-- Begin STORED RECORDS --
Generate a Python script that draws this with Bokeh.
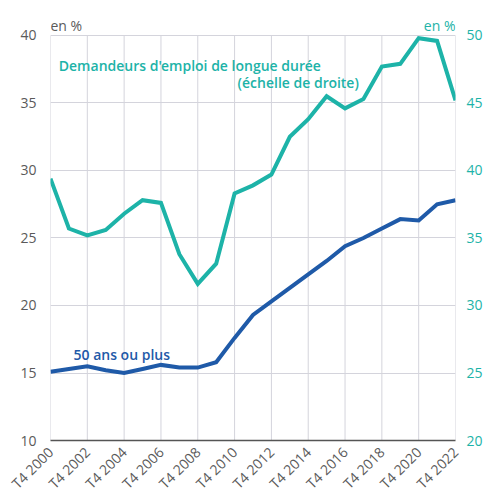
-- End STORED RECORDS --
-- Begin STORED RECORDS --
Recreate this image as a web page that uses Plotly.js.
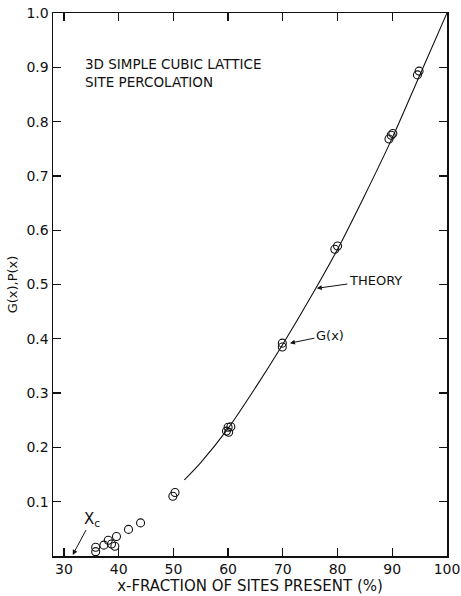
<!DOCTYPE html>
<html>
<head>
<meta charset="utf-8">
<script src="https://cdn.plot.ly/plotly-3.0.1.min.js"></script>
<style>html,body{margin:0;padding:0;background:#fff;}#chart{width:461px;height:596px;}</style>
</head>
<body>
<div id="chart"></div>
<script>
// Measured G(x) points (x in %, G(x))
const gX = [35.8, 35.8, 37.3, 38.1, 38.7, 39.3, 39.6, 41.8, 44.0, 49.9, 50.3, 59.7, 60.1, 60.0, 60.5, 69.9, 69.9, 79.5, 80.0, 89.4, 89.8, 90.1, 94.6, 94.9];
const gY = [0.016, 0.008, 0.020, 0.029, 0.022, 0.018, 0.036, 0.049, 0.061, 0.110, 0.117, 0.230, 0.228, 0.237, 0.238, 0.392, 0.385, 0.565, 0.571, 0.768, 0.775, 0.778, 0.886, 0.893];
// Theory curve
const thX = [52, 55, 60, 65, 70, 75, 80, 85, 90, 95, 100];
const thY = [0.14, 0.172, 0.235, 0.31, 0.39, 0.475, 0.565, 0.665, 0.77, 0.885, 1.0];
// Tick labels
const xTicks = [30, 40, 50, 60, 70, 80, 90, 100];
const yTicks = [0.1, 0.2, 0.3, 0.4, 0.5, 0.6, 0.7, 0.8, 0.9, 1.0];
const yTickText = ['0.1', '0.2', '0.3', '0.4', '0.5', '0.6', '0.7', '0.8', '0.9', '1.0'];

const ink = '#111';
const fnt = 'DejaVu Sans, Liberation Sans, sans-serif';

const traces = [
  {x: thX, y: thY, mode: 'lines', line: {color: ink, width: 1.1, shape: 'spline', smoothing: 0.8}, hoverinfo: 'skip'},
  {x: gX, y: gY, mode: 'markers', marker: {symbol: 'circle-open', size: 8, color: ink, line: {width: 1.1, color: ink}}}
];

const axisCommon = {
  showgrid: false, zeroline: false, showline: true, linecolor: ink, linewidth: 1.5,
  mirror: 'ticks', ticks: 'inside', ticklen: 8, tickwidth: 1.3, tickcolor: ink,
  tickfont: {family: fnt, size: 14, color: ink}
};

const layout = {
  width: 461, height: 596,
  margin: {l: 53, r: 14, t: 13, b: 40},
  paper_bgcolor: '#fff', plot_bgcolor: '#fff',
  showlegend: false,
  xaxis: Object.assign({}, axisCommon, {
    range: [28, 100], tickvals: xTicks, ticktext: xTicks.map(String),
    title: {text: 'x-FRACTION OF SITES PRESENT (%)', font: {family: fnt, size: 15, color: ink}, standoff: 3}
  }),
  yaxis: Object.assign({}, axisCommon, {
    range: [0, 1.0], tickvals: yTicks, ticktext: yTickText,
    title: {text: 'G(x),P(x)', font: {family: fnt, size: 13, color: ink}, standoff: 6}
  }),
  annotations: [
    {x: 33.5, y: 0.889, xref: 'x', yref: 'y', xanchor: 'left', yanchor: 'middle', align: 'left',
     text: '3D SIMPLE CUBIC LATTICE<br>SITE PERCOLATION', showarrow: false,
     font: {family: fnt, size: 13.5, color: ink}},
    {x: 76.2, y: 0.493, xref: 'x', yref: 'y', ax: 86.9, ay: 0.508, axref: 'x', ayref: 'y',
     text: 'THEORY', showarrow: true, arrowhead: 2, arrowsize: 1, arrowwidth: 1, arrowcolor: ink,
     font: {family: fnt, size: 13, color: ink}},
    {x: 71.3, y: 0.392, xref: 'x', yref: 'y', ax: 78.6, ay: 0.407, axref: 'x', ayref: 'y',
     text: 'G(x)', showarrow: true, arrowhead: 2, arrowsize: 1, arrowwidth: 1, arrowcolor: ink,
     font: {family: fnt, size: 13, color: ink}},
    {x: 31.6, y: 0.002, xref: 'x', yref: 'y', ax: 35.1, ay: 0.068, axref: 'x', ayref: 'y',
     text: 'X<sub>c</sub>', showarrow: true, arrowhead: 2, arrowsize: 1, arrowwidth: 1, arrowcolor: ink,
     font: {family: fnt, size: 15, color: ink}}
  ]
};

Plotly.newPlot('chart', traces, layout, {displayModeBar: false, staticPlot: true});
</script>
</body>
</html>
-- End STORED RECORDS --
-- Begin STORED RECORDS --
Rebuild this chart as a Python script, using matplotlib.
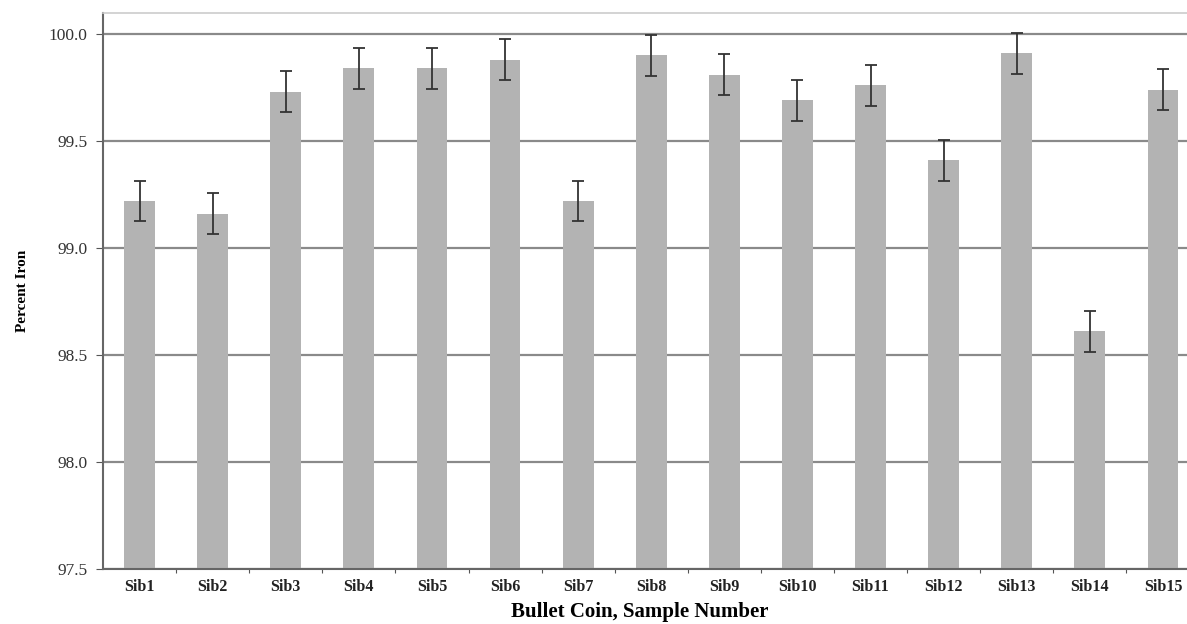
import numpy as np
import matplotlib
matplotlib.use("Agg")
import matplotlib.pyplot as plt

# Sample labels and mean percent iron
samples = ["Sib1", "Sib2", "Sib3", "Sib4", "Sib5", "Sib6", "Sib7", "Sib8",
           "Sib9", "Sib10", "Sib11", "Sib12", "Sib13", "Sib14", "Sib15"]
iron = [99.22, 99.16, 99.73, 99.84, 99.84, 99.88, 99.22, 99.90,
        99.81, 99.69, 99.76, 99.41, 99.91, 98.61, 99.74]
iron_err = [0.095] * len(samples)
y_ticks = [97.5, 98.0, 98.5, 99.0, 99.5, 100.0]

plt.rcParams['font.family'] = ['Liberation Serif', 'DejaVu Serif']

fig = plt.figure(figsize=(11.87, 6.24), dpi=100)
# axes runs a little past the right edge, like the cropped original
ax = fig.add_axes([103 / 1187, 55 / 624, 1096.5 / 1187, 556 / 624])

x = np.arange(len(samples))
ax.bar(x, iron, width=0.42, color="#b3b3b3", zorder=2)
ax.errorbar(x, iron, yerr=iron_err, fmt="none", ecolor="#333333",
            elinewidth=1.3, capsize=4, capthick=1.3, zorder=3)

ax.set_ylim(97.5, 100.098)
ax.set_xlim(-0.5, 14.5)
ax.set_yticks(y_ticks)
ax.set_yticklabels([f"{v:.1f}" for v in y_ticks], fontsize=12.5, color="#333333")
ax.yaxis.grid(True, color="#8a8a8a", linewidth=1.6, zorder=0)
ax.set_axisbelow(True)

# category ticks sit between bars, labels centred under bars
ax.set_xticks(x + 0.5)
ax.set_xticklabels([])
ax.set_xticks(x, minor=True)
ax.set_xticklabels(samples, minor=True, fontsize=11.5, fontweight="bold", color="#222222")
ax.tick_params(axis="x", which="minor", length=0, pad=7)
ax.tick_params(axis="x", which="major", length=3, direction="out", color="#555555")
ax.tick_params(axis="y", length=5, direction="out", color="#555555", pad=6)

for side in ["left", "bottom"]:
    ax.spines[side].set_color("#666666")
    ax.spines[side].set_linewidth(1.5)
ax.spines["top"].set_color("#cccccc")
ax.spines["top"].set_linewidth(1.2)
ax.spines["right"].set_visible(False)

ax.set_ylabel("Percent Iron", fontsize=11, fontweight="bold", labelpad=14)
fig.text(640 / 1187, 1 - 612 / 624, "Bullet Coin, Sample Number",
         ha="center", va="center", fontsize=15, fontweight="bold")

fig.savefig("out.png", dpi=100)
-- End STORED RECORDS --
*GIVEN PROBLEM*: Search the preceding listing for the word "chart" and pull out every line that holds it.

*TASK OUTPUT*:
<style>html,body{margin:0;padding:0;background:#fff;}#chart{width:461px;height:596px;}</style>
<div id="chart"></div>
Plotly.newPlot('chart', traces, layout, {displayModeBar: false, staticPlot: true});
Rebuild this chart as a Python script, using matplotlib.

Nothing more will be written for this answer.